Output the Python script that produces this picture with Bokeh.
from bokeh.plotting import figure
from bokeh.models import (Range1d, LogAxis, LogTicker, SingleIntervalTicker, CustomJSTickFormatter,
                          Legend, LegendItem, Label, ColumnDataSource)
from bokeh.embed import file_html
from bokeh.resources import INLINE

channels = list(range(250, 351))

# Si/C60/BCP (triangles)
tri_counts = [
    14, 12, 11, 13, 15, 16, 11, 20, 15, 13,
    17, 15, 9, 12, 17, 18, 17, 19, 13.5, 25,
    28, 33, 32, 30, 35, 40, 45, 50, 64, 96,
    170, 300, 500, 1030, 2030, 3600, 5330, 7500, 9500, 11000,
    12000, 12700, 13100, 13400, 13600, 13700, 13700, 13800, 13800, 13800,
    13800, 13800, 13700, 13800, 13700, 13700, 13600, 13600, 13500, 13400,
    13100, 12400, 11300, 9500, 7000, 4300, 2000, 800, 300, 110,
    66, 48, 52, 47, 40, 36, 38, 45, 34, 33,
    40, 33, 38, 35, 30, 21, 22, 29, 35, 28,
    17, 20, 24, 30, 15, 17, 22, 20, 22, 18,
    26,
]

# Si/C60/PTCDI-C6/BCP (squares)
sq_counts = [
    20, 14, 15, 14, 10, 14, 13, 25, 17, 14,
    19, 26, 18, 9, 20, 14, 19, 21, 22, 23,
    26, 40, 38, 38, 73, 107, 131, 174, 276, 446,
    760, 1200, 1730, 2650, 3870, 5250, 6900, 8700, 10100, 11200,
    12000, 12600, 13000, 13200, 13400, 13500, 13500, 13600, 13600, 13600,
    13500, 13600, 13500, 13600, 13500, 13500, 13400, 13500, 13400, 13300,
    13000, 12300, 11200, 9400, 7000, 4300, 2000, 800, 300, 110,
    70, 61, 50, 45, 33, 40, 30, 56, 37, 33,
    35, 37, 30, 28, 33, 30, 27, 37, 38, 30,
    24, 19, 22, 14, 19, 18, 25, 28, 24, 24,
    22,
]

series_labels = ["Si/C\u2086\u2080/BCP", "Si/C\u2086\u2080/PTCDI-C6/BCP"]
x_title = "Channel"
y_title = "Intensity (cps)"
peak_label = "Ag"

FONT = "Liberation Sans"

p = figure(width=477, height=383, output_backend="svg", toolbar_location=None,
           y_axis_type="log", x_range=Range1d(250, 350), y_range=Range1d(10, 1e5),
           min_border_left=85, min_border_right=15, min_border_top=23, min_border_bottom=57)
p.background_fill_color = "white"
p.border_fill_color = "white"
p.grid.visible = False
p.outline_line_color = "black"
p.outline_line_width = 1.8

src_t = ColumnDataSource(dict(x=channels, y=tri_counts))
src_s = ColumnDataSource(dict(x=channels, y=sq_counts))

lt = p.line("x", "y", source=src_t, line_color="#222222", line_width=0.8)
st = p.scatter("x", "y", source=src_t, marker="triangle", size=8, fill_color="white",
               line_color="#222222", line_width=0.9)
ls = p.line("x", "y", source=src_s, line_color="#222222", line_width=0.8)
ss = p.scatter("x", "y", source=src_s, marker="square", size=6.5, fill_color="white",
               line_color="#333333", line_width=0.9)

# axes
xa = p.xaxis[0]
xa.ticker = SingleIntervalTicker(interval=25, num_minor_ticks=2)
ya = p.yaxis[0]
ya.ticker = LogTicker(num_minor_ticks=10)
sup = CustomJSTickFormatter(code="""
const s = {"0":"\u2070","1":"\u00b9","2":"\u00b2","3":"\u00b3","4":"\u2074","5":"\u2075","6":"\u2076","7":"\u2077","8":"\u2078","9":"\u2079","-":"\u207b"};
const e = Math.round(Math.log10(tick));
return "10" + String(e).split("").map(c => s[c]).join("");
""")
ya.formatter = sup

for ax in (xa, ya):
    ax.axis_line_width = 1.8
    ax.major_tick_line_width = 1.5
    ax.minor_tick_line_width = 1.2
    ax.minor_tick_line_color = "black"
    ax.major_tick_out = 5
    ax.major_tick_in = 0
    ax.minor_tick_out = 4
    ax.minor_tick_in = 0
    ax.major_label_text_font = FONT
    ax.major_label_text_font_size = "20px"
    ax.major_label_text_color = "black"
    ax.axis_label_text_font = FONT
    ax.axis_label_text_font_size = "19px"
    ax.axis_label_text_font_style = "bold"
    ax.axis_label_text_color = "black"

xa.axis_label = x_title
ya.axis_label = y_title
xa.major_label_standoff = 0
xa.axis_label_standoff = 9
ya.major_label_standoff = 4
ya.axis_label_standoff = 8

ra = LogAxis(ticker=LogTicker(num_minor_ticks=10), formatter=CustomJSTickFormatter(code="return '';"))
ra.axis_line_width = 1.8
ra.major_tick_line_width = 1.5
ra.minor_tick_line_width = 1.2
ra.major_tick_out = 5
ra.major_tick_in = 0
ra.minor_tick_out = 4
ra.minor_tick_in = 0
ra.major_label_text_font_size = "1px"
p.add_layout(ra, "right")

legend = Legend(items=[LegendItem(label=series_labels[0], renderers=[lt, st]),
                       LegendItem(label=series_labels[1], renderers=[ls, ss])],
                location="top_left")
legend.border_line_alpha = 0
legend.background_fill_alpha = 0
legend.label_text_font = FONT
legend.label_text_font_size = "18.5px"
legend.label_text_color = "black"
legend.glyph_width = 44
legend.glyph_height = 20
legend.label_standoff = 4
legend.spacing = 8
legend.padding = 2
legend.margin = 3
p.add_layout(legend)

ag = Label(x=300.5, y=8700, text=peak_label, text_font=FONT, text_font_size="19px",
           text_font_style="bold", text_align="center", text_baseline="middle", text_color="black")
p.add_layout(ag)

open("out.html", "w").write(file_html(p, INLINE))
——
EXERCISE GOAL - Write the material out exactly, with nothing left out.

RESULT FOR THIS TASK -
Output the Python script that produces this picture with Bokeh.
from bokeh.plotting import figure
from bokeh.models import (Range1d, LogAxis, LogTicker, SingleIntervalTicker, CustomJSTickFormatter,
                          Legend, LegendItem, Label, ColumnDataSource)
from bokeh.embed import file_html
from bokeh.resources import INLINE

channels = list(range(250, 351))

# Si/C60/BCP (triangles)
tri_counts = [
    14, 12, 11, 13, 15, 16, 11, 20, 15, 13,
    17, 15, 9, 12, 17, 18, 17, 19, 13.5, 25,
    28, 33, 32, 30, 35, 40, 45, 50, 64, 96,
    170, 300, 500, 1030, 2030, 3600, 5330, 7500, 9500, 11000,
    12000, 12700, 13100, 13400, 13600, 13700, 13700, 13800, 13800, 13800,
    13800, 13800, 13700, 13800, 13700, 13700, 13600, 13600, 13500, 13400,
    13100, 12400, 11300, 9500, 7000, 4300, 2000, 800, 300, 110,
    66, 48, 52, 47, 40, 36, 38, 45, 34, 33,
    40, 33, 38, 35, 30, 21, 22, 29, 35, 28,
    17, 20, 24, 30, 15, 17, 22, 20, 22, 18,
    26,
]

# Si/C60/PTCDI-C6/BCP (squares)
sq_counts = [
    20, 14, 15, 14, 10, 14, 13, 25, 17, 14,
    19, 26, 18, 9, 20, 14, 19, 21, 22, 23,
    26, 40, 38, 38, 73, 107, 131, 174, 276, 446,
    760, 1200, 1730, 2650, 3870, 5250, 6900, 8700, 10100, 11200,
    12000, 12600, 13000, 13200, 13400, 13500, 13500, 13600, 13600, 13600,
    13500, 13600, 13500, 13600, 13500, 13500, 13400, 13500, 13400, 13300,
    13000, 12300, 11200, 9400, 7000, 4300, 2000, 800, 300, 110,
    70, 61, 50, 45, 33, 40, 30, 56, 37, 33,
    35, 37, 30, 28, 33, 30, 27, 37, 38, 30,
    24, 19, 22, 14, 19, 18, 25, 28, 24, 24,
    22,
]

series_labels = ["Si/C\u2086\u2080/BCP", "Si/C\u2086\u2080/PTCDI-C6/BCP"]
x_title = "Channel"
y_title = "Intensity (cps)"
peak_label = "Ag"

FONT = "Liberation Sans"

p = figure(width=477, height=383, output_backend="svg", toolbar_location=None,
           y_axis_type="log", x_range=Range1d(250, 350), y_range=Range1d(10, 1e5),
           min_border_left=85, min_border_right=15, min_border_top=23, min_border_bottom=57)
p.background_fill_color = "white"
p.border_fill_color = "white"
p.grid.visible = False
p.outline_line_color = "black"
p.outline_line_width = 1.8

src_t = ColumnDataSource(dict(x=channels, y=tri_counts))
src_s = ColumnDataSource(dict(x=channels, y=sq_counts))

lt = p.line("x", "y", source=src_t, line_color="#222222", line_width=0.8)
st = p.scatter("x", "y", source=src_t, marker="triangle", size=8, fill_color="white",
               line_color="#222222", line_width=0.9)
ls = p.line("x", "y", source=src_s, line_color="#222222", line_width=0.8)
ss = p.scatter("x", "y", source=src_s, marker="square", size=6.5, fill_color="white",
               line_color="#333333", line_width=0.9)

# axes
xa = p.xaxis[0]
xa.ticker = SingleIntervalTicker(interval=25, num_minor_ticks=2)
ya = p.yaxis[0]
ya.ticker = LogTicker(num_minor_ticks=10)
sup = CustomJSTickFormatter(code="""
const s = {"0":"\u2070","1":"\u00b9","2":"\u00b2","3":"\u00b3","4":"\u2074","5":"\u2075","6":"\u2076","7":"\u2077","8":"\u2078","9":"\u2079","-":"\u207b"};
const e = Math.round(Math.log10(tick));
return "10" + String(e).split("").map(c => s[c]).join("");
""")
ya.formatter = sup

for ax in (xa, ya):
    ax.axis_line_width = 1.8
    ax.major_tick_line_width = 1.5
    ax.minor_tick_line_width = 1.2
    ax.minor_tick_line_color = "black"
    ax.major_tick_out = 5
    ax.major_tick_in = 0
    ax.minor_tick_out = 4
    ax.minor_tick_in = 0
    ax.major_label_text_font = FONT
    ax.major_label_text_font_size = "20px"
    ax.major_label_text_color = "black"
    ax.axis_label_text_font = FONT
    ax.axis_label_text_font_size = "19px"
    ax.axis_label_text_font_style = "bold"
    ax.axis_label_text_color = "black"

xa.axis_label = x_title
ya.axis_label = y_title
xa.major_label_standoff = 0
xa.axis_label_standoff = 9
ya.major_label_standoff = 4
ya.axis_label_standoff = 8

ra = LogAxis(ticker=LogTicker(num_minor_ticks=10), formatter=CustomJSTickFormatter(code="return '';"))
ra.axis_line_width = 1.8
ra.major_tick_line_width = 1.5
ra.minor_tick_line_width = 1.2
ra.major_tick_out = 5
ra.major_tick_in = 0
ra.minor_tick_out = 4
ra.minor_tick_in = 0
ra.major_label_text_font_size = "1px"
p.add_layout(ra, "right")

legend = Legend(items=[LegendItem(label=series_labels[0], renderers=[lt, st]),
                       LegendItem(label=series_labels[1], renderers=[ls, ss])],
                location="top_left")
legend.border_line_alpha = 0
legend.background_fill_alpha = 0
legend.label_text_font = FONT
legend.label_text_font_size = "18.5px"
legend.label_text_color = "black"
legend.glyph_width = 44
legend.glyph_height = 20
legend.label_standoff = 4
legend.spacing = 8
legend.padding = 2
legend.margin = 3
p.add_layout(legend)

ag = Label(x=300.5, y=8700, text=peak_label, text_font=FONT, text_font_size="19px",
           text_font_style="bold", text_align="center", text_baseline="middle", text_color="black")
p.add_layout(ag)

open("out.html", "w").write(file_html(p, INLINE))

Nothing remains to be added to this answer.